Question

我有一个json字符串：

>>> a = '[{\\\"pic\\\": \\\"QmdYSopPxh46rQ5MjyMK5uw2sBKYVwjUNVoyKFYHb1cR97\\\", \\\"note\\\": \\\"\\\\u8aaa\\\\u660e1\\\", \\\"location\\\": \\\"\\\\u6c34\\\\u6c60\\\"}, {\\\"pic\\\": \\\"QmdNGrc1S9paXycnH7ogdB8w7qDUcWnEFJMPe1Wfb9fYyP\\\", \\\"note\\\": \\\"\\\\u8aaa\\\\u660e2\\\", \\\"location\\\": \\\"\\\\u6a4b\\\\u6a11\\\"}]'
>>> type(a)
<class 'str'>

我想删除\\，但仍然保留Unicode转义序列。最终使用json.loads转换为python dict / list。
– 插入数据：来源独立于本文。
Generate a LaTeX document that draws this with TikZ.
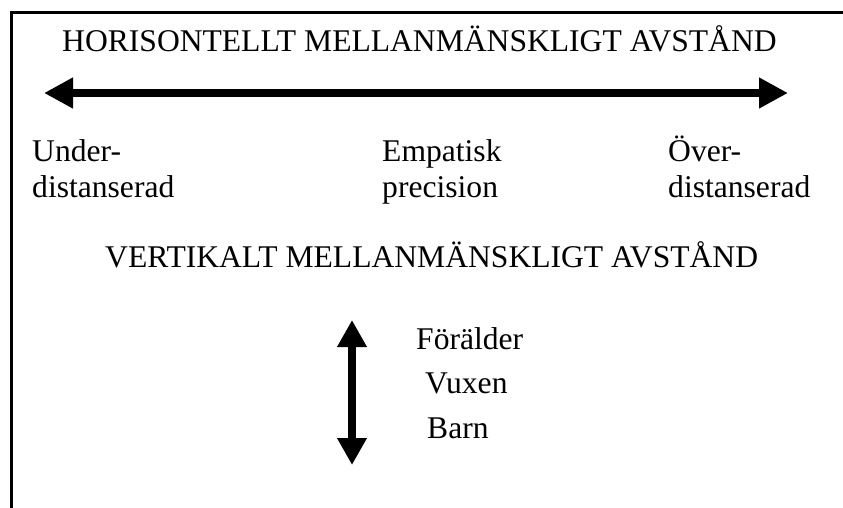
\documentclass[tikz,border=0pt]{standalone}
\usepackage{fontspec}
\setmainfont{Liberation Serif}
\usetikzlibrary{arrows.meta}
\begin{document}
\begin{tikzpicture}[x=1pt,y=-1pt,
  lbl/.style={anchor=base west,inner sep=0pt,font=\fontsize{31.6}{36}\selectfont},
  frame/.style={line width=3pt},
  bigarrow/.style={line width=8pt,{Triangle[length=29pt,width=29pt]}-{Triangle[length=29pt,width=29pt]}}]
\useasboundingbox (0,0) rectangle (843,508);
\fill[white] (0,0) rectangle (843,508);
\draw[frame] (11.5,520) -- (11.5,12.5) -- (850,12.5);
\node[lbl] (title) at (62,52) {HORISONTELLT MELLANMÄNSKLIGT AVSTÅND};
\coordinate (hl) at (44,93);
\coordinate (hr) at (788,93);
\draw[bigarrow] (hl) -- (hr);
\node[lbl] (u1) at (32,161) {Under-};
\node[lbl] (u2) at (32,197) {distanserad};
\node[lbl] (e1) at (382,161) {Empatisk};
\node[lbl] (e2) at (382,197) {precision};
\node[lbl] (o1) at (668,161) {Över-};
\node[lbl] (o2) at (668,197) {distanserad};
\node[lbl] (vt) at (105,267) {VERTIKALT MELLANMÄNSKLIGT AVSTÅND};
\coordinate (vtop) at (352,320);
\coordinate (vbot) at (352,465);
\draw[bigarrow,{Triangle[length=27pt,width=28pt]}-{Triangle[length=27pt,width=28pt]}] (vtop) -- (vbot);
\node[lbl] (f) at (416,349) {Förälder};
\node[lbl] (v) at (425,393) {Vuxen};
\node[lbl] (b) at (427,438) {Barn};
\end{tikzpicture}
\end{document}
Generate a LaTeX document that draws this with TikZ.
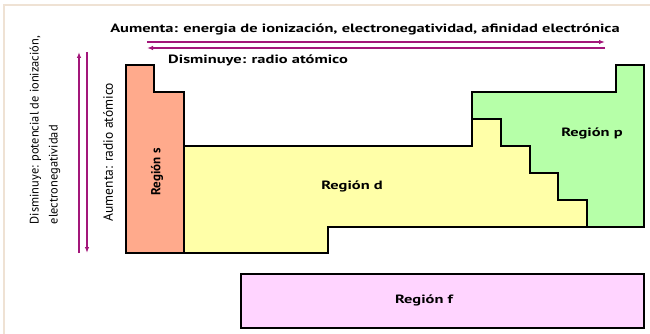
\documentclass[tikz,border=0pt]{standalone}
\usepackage{fontspec}
\setmainfont{PT Sans}
\newfontfamily\anchafont[FakeStretch=1.37]{PT Sans}
\usetikzlibrary{arrows.meta}
\definecolor{flecha}{HTML}{A3167A}
\definecolor{colS}{HTML}{FFAA8C}
\definecolor{colD}{HTML}{FFFFA8}
\definecolor{colP}{HTML}{B6FFA8}
\definecolor{colF}{HTML}{FFD4FF}
\definecolor{marco}{HTML}{EFE2D4}
\begin{document}
\begin{tikzpicture}[x=1pt,y=-1pt,
    region/.style={draw=black, line width=1.8pt, line join=miter},
    etiq/.style={font=\anchafont\bfseries\fontsize{12}{14}\selectfont, inner sep=1pt},
    etiqr/.style={font=\bfseries\fontsize{13}{15}\selectfont, inner sep=1pt, rotate=90},
    etiqv/.style={font=\fontsize{13.5}{19}\selectfont, inner sep=1pt, rotate=90},
    flechas/.style={draw=flecha, line width=1.3pt, -{Latex[length=6pt,width=4.5pt]}}]
  \useasboundingbox (0,0) rectangle (650,334) ;
  \draw[marco, line width=2pt] (4,334) -- (4,5) -- (650,5) ;
  % bloques de la tabla
  \draw[region, fill=colS] (126,65) -- (154,65) -- (154,92) -- (184,92)
    -- (184,253) -- (126,253) -- cycle ;
  \draw[region, fill=colD] (184,146) -- (472,146) -- (472,119) -- (501,119)
    -- (501,146) -- (530,146) -- (530,173) -- (558,173) -- (558,200)
    -- (587,200) -- (587,227) -- (328,227) -- (328,253) -- (184,253) -- cycle ;
  \draw[region, fill=colP] (472,92) -- (616,92) -- (616,65) -- (644,65)
    -- (644,227) -- (587,227) -- (587,200) -- (558,200) -- (558,173)
    -- (530,173) -- (530,146) -- (501,146) -- (501,119) -- (472,119) -- cycle ;
  \draw[region, fill=colF] (241,274) rectangle (644,328) ;
  \node[etiqr] (regS) at (157,172) {Región s} ;
  \node[etiq] (regD) at (352,186) {Región d} ;
  \node[etiq] (regP) at (592,133) {Región p} ;
  \node[etiq] (regF) at (424,300) {Región f} ;
  % flechas horizontales
  \coordinate (hIzq1) at (147,42) ;
  \coordinate (hDer1) at (605,42) ;
  \coordinate (hIzq2) at (147,48) ;
  \coordinate (hDer2) at (605,48) ;
  \draw[flechas] (hIzq1) -- (hDer1) ;
  \draw[flechas] (hDer2) -- (hIzq2) ;
  \node[etiq] (aumH) at (365,29) {Aumenta: energia de ionización, electronegatividad, afinidad electrónica} ;
  \node[etiq, anchor=west] (disH) at (167,60) {Disminuye: radio atómico} ;
  % flechas verticales
  \coordinate (vAbj1) at (79,253) ;
  \coordinate (vArr1) at (79,52) ;
  \coordinate (vAbj2) at (87,253) ;
  \coordinate (vArr2) at (87,52) ;
  \draw[flechas] (vAbj1) -- (vArr1) ;
  \draw[flechas] (vArr2) -- (vAbj2) ;
  \node[etiqv, font=\fontsize{12.4}{19}\selectfont, align=left] (disV) at (45,130) {Disminuye: potencial de ionización,\\electronegatividad} ;
  \node[etiqv] (aumV) at (108,152) {Aumenta: radio atómico} ;
\end{tikzpicture}
\end{document}
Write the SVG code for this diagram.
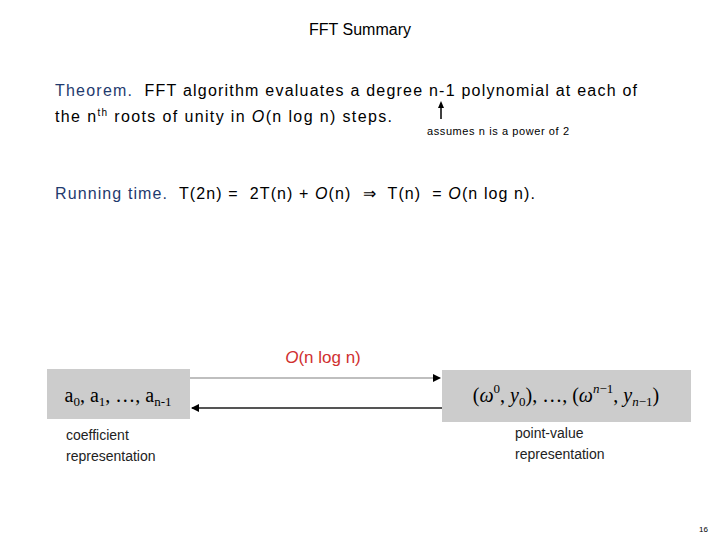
<svg xmlns="http://www.w3.org/2000/svg" width="720" height="540" viewBox="0 0 720 540">
<style>
.t{font-family:"Liberation Sans",sans-serif;font-size:16px;fill:#000}
.b{fill:#1f3a6e}
.s{font-family:"Liberation Sans",sans-serif;font-size:14px;fill:#222}
.m{font-family:"Liberation Serif",serif;font-size:20px;fill:#000}
.box{fill:#cccccc}
</style>
<defs><marker id="ah" markerWidth="8" markerHeight="8" refX="7" refY="4" orient="auto" markerUnits="userSpaceOnUse"><path d="M0,0L8,4L0,8z" fill="#000"/></marker></defs>
<rect width="720" height="540" fill="#fff"/>
<text class="t" x="360" y="35" text-anchor="middle" fill="#1f1f4f">FFT Summary</text>
<text class="t" x="55" y="96" textLength="582" xml:space="preserve"><tspan class="b">Theorem.</tspan>  FFT algorithm evaluates a degree n-1 polynomial at each of</text>
<text class="t" x="55" y="122" textLength="337">the n<tspan font-size="10" dy="-6">th</tspan><tspan dy="6"> roots of unity in </tspan><tspan font-style="italic">O</tspan>(n log n) steps.</text>
<path d="M441,119V106" stroke="#000" stroke-width="1.5"/><path d="M438,108L441,101L444,108z" fill="#000"/>
<text x="427" y="135" font-family="Liberation Sans,sans-serif" font-size="11" textLength="142">assumes n is a power of 2</text>
<text class="t" x="55" y="199" textLength="480" xml:space="preserve"><tspan class="b">Running time.</tspan>  T(2n) =  2T(n) + <tspan font-style="italic">O</tspan>(n)  ⇒  T(n)  = <tspan font-style="italic">O</tspan>(n log n).</text>
<g id="coef"><rect class="box" x="47" y="369" width="143" height="50"/>
<text class="m" x="118" y="402" text-anchor="middle">a<tspan font-size="13" dy="4">0</tspan><tspan dy="-4">, a</tspan><tspan font-size="13" dy="4">1</tspan><tspan dy="-4">, …, a</tspan><tspan font-size="13" dy="4">n-1</tspan></text>
<text class="s" x="66" y="440">coefficient</text><text class="s" x="66" y="461">representation</text></g>
<g id="pv"><rect class="box" x="442" y="370" width="249" height="52"/>
<text class="m" x="566" y="402" text-anchor="middle">(<tspan font-style="italic">ω</tspan><tspan font-size="13" dy="-9">0</tspan><tspan dy="9">, </tspan><tspan font-style="italic">y</tspan><tspan font-size="13" dy="4">0</tspan><tspan dy="-4">), …, (</tspan><tspan font-style="italic">ω</tspan><tspan font-size="13" dy="-9" font-style="italic">n</tspan><tspan font-size="13">−1</tspan><tspan dy="9">, </tspan><tspan font-style="italic">y</tspan><tspan font-size="13" dy="4" font-style="italic">n</tspan><tspan font-size="13">−1</tspan><tspan dy="-4">)</tspan></text>
<text class="s" x="515" y="438">point-value</text><text class="s" x="515" y="459">representation</text></g>
<g id="connectors">
<line x1="190" y1="378" x2="440" y2="378" stroke="#aaa" stroke-width="1.5" marker-end="url(#ah)"/>
<line x1="442" y1="408" x2="192" y2="408" stroke="#555" stroke-width="2" marker-end="url(#ah)"/>
<text x="323" y="363" text-anchor="middle" font-family="Liberation Sans,sans-serif" font-size="17" fill="#d03030"><tspan font-style="italic">O</tspan>(n log n)</text>
</g>
<text x="708" y="532" font-family="Liberation Sans,sans-serif" font-size="8" text-anchor="end">16</text>
</svg>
我该怎么办？

尝试了三种方法，但是没有用：

a.replace('\\', '')

它可以删除'\'，但是以某种方式我的unicode标记消失了。

>>> a.replace('\\', '') result seems OK but lost the unicode notation
'[{"pic": "QmdYSopPxh46rQ5MjyMK5uw2sBKYVwjUNVoyKFYHb1cR97", "note": "u8aaau660e1", "location": "u6c34u6c60"}, {"pic": "QmdNGrc1S9paXycnH7ogdB8w7qDUcWnEFJMPe1Wfb9fYyP", "note": "u8aaau660e2", "location": "u6a4bu6a11"}]'

json.loads(a)收到错误消息

Traceback (most recent call last):
File "<stdin>", line 1, in <module>
File "/usr/local/Cellar/python/3.7.4_1/Frameworks/Python.framework/Versions/3.7/lib/python3.7/json/__init__.py", line 348, in loads
return _default_decoder.decode(s)
File "/usr/local/Cellar/python/3.7.4_1/Frameworks/Python.framework/Versions/3.7/lib/python3.7/json/decoder.py", line 337, in decode
obj, end = self.raw_decode(s, idx=_w(s, 0).end())
File "/usr/local/Cellar/python/3.7.4_1/Frameworks/Python.framework/Versions/3.7/lib/python3.7/json/decoder.py", line 353, in raw_decode
obj, end = self.scan_once(s, idx)
json.decoder.JSONDecodeError: Expecting property name enclosed in double quotes: line 1 column 3 (char 2)

a.decode('utf-8')

Traceback (most recent call last):
File "<stdin>", line 1, in <module>
AttributeError: 'str' object has no attribute 'decode'

Answer 1

如果您只需要删除反斜杠并保留unicode：

import re

a = '[{\\\"pic\\\": \\\"QmdYSopPxh46rQ5MjyMK5uw2sBKYVwjUNVoyKFYHb1cR97\\\", \\\"note\\\": \\\"\\\\u8aaa\\\\u660e1\\\", \\\"location\\\": \\\"\\\\u6c34\\\\u6c60\\\"}, {\\\"pic\\\": \\\"QmdNGrc1S9paXycnH7ogdB8w7qDUcWnEFJMPe1Wfb9fYyP\\\", \\\"note\\\": \\\"\\\\u8aaa\\\\u660e2\\\", \\\"location\\\": \\\"\\\\u6a4b\\\\u6a11\\\"}]'
print (a)
print ('\n')

b = re.sub(r'\\"', '"', a)
b = re.sub(r'\\\\u', r'\\u', b)
print (b)

它给出：

[{\"pic\": \"QmdYSopPxh46rQ5MjyMK5uw2sBKYVwjUNVoyKFYHb1cR97\", \"note\": \"\\u8aaa\\u660e1\", \"location\": \"\\u6c34\\u6c60\"}, {\"pic\": \"QmdNGrc1S9paXycnH7ogdB8w7qDUcWnEFJMPe1Wfb9fYyP\", \"note\": \"\\u8aaa\\u660e2\", \"location\": \"\\u6a4b\\u6a11\"}]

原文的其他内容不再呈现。